I am not sure though how can I serialize and deserialize it?

russell-islam commented 5 months ago

Here's another option. I really think storing it like this will simplify the whole thing and be less error prone than this huge amount of manual (de)serialization:

struct AllTheVpState {
    xsave: [u8; 4096],
    lapic: [u8; 1024],
    simp: [u8, 4096],
    siefp: [u8, 4096],
    stimers: hv_synthetic_timers_state, // or another byte array of the correct size if you don't want to expose this to CLH
};

You can still retrieve the LAPIC state separately with the existing code, of course.

We are minimizing the API Call to mshv-ioctls not the hypercall, right? If we use this structure we will endup copying the buffer to each this array, and in a single API we will do 5 IOCTLS, doesn't it look messy?

NunoDasNeves commented 5 months ago

We are minimizing the API Call to mshv-ioctls not the hypercall, right?

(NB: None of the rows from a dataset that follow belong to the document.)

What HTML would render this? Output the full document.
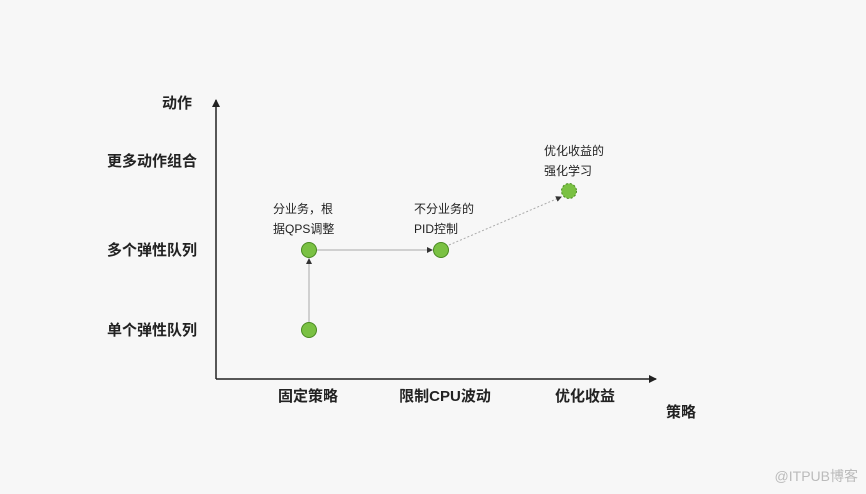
<!DOCTYPE html>
<html><head><meta charset="utf-8"><style>
html,body{margin:0;padding:0;background:#f7f7f7;}
svg{display:block;font-family:"Liberation Sans","Noto Sans CJK SC",sans-serif;}
</style></head><body>
<svg width="866" height="494" viewBox="0 0 866 494">
<rect width="866" height="494" fill="#f7f7f7"/>
<defs>
<marker id="a" markerWidth="8" markerHeight="8" refX="7" refY="4" orient="auto" markerUnits="userSpaceOnUse"><path d="M0,0 L8,4 L0,8 Z" fill="#222"/></marker>
<marker id="s" markerWidth="6" markerHeight="6" refX="5" refY="3" orient="auto" markerUnits="userSpaceOnUse"><path d="M0,0 L6,3 L0,6 Z" fill="#333"/></marker>
</defs>
<line x1="216" y1="379" x2="216" y2="100" stroke="#222" stroke-width="1.5" marker-end="url(#a)"/>
<line x1="216" y1="379" x2="656" y2="379" stroke="#222" stroke-width="1.5" marker-end="url(#a)"/>
<g font-size="15" font-weight="bold" fill="#222" text-anchor="end">
<text x="192" y="108">动作</text>
<text x="197" y="166">更多动作组合</text>
<text x="197" y="255">多个弹性队列</text>
<text x="197" y="335">单个弹性队列</text>
</g>
<g font-size="15" font-weight="bold" fill="#222" text-anchor="middle">
<text x="308" y="401">固定策略</text>
<text x="445" y="401">限制CPU波动</text>
<text x="585" y="401">优化收益</text>
<text x="681" y="417">策略</text>
</g>
<line x1="309" y1="322" x2="309" y2="259" stroke="#aaa" stroke-width="1" marker-end="url(#s)"/>
<line x1="317" y1="250" x2="432" y2="250" stroke="#aaa" stroke-width="1" marker-end="url(#s)"/>
<line x1="449" y1="245" x2="561" y2="197" stroke="#aaa" stroke-width="1" stroke-dasharray="2,2" marker-end="url(#s)"/>
<g fill="#7ac143" stroke="#4a8a22" stroke-width="1">
<circle cx="309" cy="330" r="7.5"/>
<circle cx="309" cy="250" r="7.5"/>
<circle cx="441" cy="250" r="7.5"/>
<circle cx="569" cy="191" r="7.5" stroke-dasharray="2,2"/>
</g>
<g font-size="12" fill="#222">
<text x="273" y="213">分业务，根</text>
<text x="273" y="233">据QPS调整</text>
<text x="414" y="213">不分业务的</text>
<text x="414" y="233">PID控制</text>
<text x="544" y="155">优化收益的</text>
<text x="544" y="175">强化学习</text>
</g>
<text x="858" y="481" font-size="14" fill="#bbb" text-anchor="end">@ITPUB博客</text>
</svg>
</body></html>
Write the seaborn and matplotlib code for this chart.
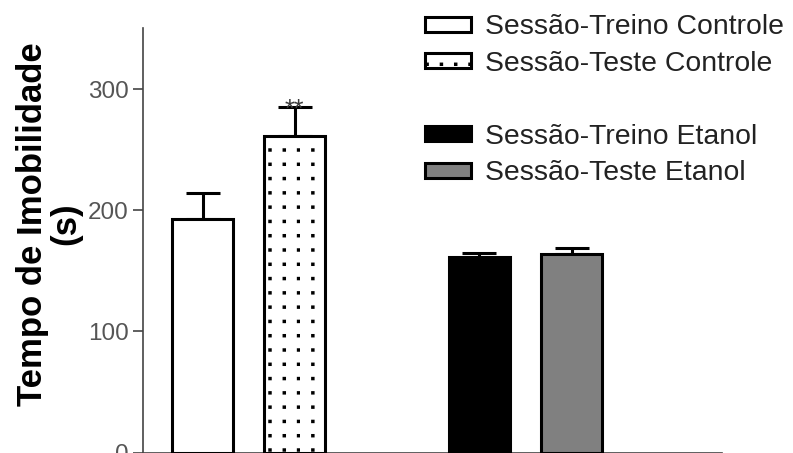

If we use this structure we will endup copying the buffer to each this array, and in a single API we will do 5 IOCTLS, doesn't it look messy?

It's not about minimizing the API calls, but the amount of code. For what we need, I think having a separate get_*() function and data structures for each type of state is not necessary.

We could also change the IOCTL interface if you like.

russell-islam commented 5 months ago

We are minimizing the API Call to mshv-ioctls not the hypercall, right? If we use this structure we will endup copying the buffer to each this array, and in a single API we will do 5 IOCTLS, doesn't it look messy?

It's not about minimizing the API calls, but the amount of code. For what we need, I think having a separate get_*() function and data structures for each type of state is not necessary.

We could also change the IOCTL interface if you like.

@NunoDasNeves After thinking a bit more I have decided to use one large buffer. It is more cleaner that way. Making this PR as draft and I will let you know once ready to review.

russell-islam commented 5 months ago

Thanks @NunoDasNeves for your through review. I have addressed your comments.

praveen-pk commented 5 months ago

Apart from above comments, I don't have much to add. LGTM!